The problem. Gather all lines from the material that contain the word "diagram".

Input for this task.
______

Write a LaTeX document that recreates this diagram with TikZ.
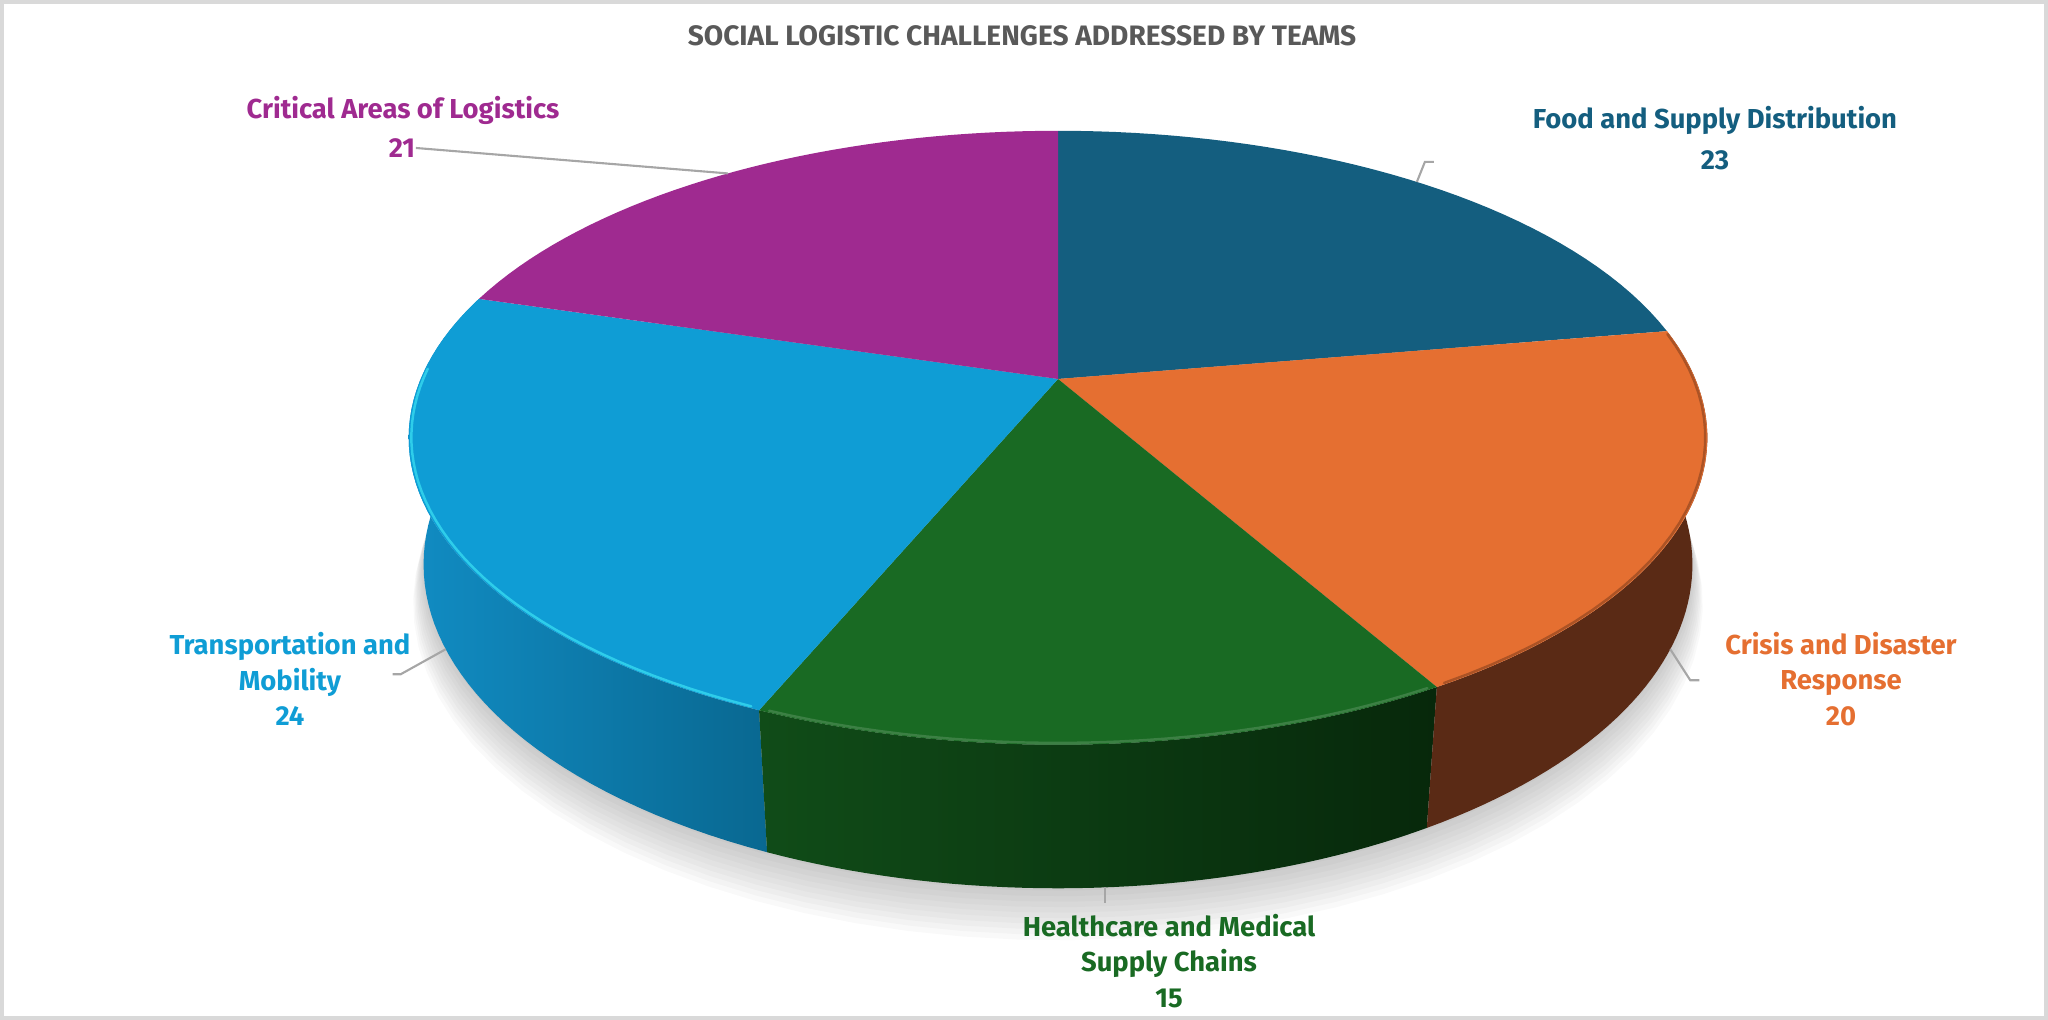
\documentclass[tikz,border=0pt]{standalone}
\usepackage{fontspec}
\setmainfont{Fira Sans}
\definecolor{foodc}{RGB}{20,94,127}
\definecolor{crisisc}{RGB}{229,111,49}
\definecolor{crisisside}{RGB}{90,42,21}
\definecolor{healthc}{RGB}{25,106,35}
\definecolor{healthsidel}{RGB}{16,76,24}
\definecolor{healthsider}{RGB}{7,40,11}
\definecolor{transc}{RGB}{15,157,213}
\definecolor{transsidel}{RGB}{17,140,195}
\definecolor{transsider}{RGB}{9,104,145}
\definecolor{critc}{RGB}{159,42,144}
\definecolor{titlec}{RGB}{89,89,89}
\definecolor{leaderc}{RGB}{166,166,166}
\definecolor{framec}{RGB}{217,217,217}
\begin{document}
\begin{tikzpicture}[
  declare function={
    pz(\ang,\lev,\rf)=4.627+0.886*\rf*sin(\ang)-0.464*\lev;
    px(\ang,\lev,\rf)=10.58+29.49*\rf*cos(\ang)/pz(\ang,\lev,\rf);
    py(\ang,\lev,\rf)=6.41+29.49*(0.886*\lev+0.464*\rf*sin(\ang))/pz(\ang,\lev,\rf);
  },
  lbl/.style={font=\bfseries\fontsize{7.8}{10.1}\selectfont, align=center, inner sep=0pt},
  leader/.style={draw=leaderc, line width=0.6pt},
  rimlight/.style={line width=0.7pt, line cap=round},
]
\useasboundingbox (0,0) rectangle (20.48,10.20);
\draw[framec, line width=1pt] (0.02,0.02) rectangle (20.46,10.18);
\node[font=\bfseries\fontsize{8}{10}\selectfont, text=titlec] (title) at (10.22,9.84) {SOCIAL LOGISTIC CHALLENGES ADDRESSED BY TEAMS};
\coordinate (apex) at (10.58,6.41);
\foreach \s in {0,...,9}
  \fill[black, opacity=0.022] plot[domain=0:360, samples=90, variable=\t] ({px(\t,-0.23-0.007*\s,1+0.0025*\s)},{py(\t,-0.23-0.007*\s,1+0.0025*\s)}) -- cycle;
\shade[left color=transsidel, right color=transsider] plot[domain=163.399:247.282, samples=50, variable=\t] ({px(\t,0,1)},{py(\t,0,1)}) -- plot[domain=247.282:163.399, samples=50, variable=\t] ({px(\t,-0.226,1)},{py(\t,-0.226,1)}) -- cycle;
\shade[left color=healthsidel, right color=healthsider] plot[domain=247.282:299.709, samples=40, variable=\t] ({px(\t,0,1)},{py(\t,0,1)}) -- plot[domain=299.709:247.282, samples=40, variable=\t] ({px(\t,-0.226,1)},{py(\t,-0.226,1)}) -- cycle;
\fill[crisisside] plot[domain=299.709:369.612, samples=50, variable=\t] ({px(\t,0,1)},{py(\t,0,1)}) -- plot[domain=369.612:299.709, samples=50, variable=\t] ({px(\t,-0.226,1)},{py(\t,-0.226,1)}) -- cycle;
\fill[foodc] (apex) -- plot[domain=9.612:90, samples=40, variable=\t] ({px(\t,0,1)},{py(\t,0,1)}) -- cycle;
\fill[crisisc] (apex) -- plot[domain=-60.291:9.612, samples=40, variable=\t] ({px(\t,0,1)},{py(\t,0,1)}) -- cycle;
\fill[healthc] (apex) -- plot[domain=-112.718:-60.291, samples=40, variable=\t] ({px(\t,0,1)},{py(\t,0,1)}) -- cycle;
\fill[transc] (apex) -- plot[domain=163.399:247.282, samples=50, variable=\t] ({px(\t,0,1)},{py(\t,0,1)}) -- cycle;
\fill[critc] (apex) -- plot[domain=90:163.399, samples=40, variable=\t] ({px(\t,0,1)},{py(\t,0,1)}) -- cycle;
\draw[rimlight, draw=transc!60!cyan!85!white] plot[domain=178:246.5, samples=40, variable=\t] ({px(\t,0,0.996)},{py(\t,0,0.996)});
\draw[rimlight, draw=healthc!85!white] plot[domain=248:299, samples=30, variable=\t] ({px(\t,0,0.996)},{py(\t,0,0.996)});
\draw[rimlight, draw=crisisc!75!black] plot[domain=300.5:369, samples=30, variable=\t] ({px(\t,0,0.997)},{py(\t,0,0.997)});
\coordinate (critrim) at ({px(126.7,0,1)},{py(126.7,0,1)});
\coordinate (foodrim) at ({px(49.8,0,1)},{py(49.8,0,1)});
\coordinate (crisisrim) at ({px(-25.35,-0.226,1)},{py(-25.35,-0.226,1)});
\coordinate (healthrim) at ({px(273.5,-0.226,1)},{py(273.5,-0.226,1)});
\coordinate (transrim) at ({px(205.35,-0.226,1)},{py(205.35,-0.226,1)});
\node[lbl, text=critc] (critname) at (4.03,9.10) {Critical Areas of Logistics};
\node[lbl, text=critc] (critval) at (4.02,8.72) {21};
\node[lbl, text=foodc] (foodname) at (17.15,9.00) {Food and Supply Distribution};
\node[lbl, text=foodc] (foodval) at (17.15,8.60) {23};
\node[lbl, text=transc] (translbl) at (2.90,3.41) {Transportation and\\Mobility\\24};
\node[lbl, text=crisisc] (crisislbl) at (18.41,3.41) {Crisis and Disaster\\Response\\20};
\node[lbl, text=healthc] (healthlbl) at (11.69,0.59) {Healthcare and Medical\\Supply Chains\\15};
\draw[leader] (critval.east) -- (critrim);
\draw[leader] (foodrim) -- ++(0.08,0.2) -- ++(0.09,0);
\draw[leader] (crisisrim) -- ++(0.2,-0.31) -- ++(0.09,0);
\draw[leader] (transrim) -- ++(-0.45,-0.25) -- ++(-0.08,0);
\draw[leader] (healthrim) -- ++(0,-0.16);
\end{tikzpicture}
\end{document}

______

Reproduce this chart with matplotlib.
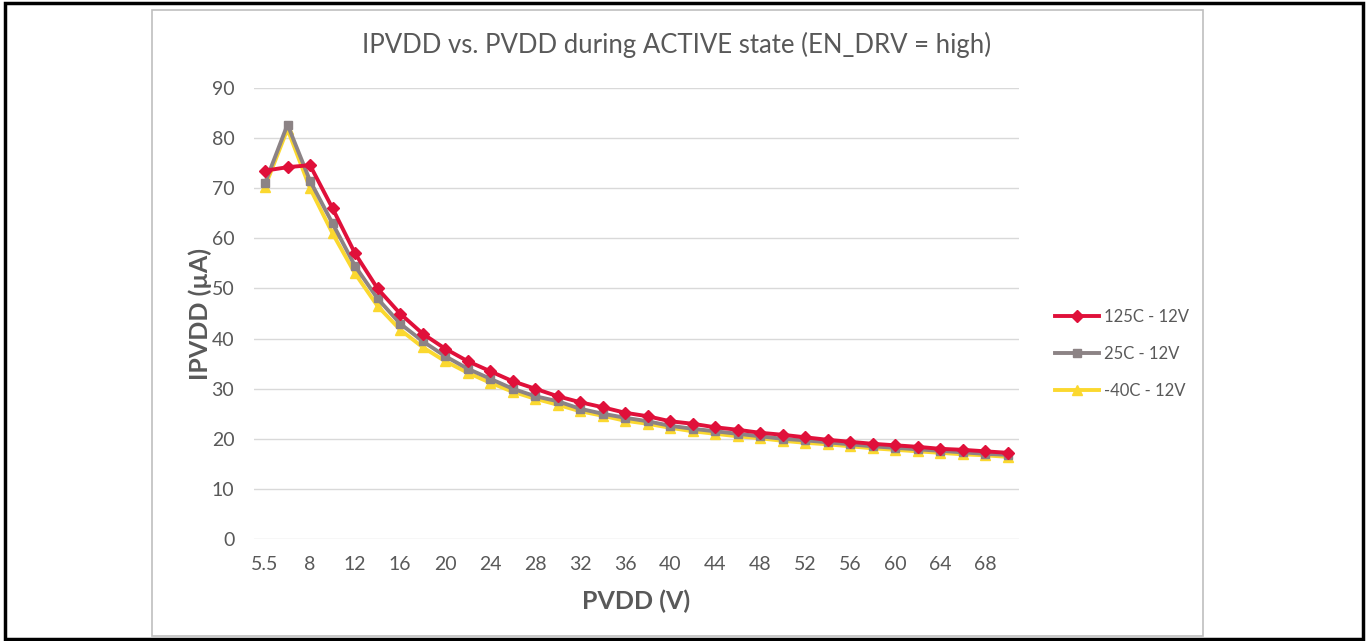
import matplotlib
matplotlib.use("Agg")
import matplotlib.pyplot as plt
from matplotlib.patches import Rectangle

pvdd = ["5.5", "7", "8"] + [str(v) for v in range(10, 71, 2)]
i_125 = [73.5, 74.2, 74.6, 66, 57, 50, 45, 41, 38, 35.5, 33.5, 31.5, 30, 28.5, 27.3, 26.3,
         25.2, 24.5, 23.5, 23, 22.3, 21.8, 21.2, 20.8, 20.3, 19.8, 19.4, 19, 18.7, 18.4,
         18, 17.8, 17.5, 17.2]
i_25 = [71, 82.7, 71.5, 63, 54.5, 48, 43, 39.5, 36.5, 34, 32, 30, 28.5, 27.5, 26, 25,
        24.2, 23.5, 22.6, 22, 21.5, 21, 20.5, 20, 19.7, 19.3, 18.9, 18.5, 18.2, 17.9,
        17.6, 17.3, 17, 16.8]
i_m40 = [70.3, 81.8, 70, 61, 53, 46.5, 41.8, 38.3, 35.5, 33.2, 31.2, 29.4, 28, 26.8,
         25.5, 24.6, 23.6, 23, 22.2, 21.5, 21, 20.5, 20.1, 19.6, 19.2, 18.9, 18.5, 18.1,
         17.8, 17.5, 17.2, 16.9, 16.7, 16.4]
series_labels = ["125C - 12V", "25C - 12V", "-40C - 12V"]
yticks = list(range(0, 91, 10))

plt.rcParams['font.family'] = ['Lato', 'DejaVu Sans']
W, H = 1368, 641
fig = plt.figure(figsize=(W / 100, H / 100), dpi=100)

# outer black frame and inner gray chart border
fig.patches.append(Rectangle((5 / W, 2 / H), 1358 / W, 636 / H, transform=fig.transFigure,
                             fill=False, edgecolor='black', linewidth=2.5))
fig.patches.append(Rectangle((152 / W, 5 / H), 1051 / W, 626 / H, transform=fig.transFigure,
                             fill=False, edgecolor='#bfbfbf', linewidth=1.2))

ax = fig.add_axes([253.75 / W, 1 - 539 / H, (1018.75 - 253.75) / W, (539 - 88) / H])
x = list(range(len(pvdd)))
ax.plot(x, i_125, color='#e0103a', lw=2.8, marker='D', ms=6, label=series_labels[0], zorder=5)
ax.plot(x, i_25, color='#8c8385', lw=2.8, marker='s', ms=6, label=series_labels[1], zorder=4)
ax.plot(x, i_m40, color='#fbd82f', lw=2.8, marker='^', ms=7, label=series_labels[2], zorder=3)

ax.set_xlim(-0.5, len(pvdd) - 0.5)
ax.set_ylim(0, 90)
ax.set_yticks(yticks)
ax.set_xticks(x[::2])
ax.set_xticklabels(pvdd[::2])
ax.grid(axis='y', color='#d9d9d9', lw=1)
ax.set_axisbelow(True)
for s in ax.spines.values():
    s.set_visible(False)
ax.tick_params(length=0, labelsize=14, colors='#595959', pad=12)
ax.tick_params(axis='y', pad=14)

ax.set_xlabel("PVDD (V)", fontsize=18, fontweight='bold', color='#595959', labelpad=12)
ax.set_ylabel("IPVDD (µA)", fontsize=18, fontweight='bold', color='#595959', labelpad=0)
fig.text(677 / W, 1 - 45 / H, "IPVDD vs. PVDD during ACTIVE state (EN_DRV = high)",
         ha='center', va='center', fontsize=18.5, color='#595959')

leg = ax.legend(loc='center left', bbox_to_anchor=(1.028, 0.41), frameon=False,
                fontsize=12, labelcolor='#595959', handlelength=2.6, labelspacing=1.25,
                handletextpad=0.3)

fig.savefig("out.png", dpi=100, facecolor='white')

______

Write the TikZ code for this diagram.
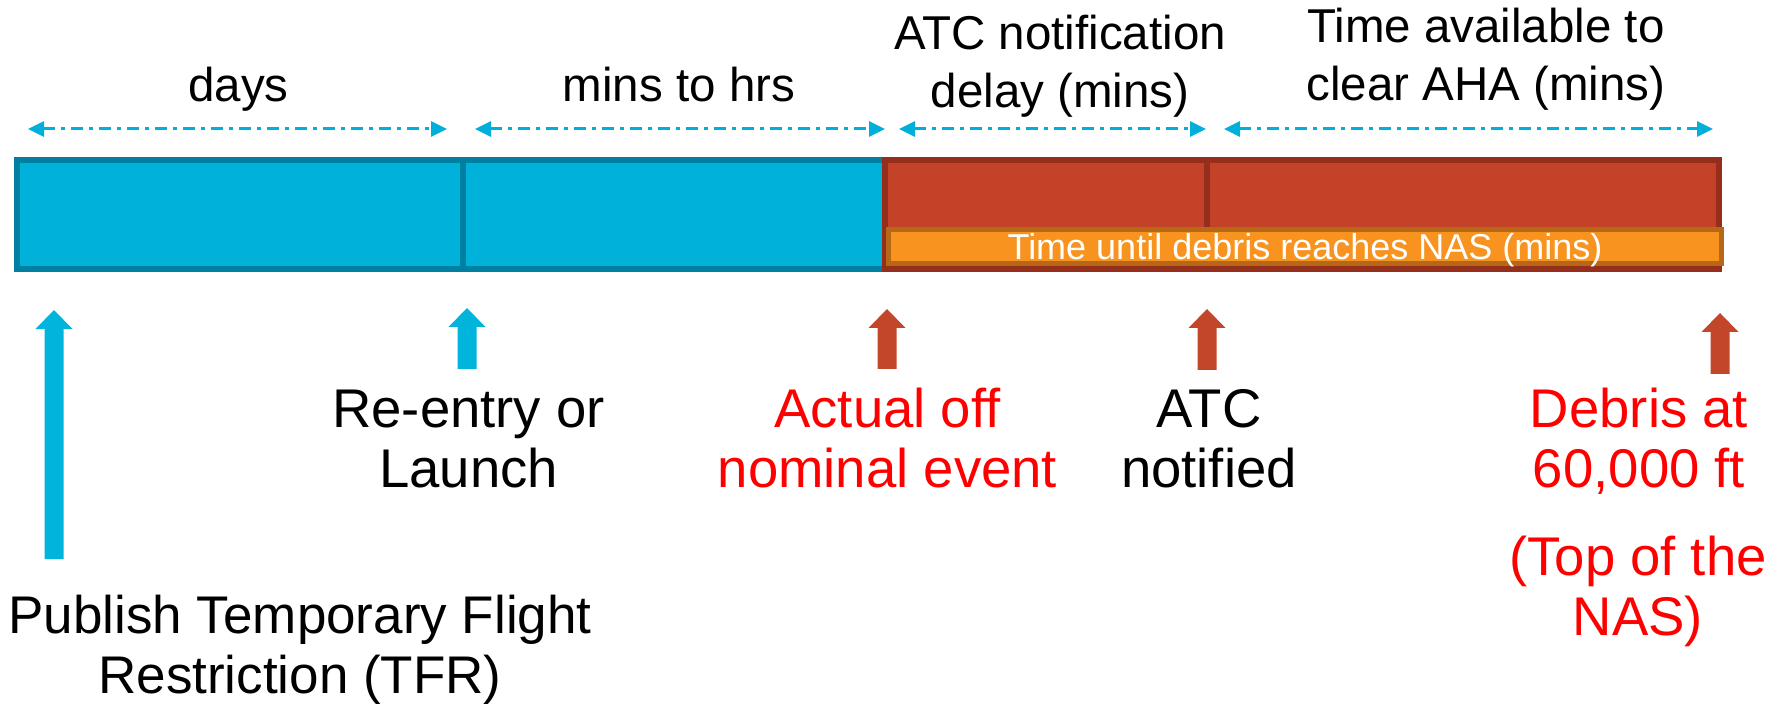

______

Worked solution.
Write a LaTeX document that recreates this diagram with TikZ.
Write the TikZ code for this diagram.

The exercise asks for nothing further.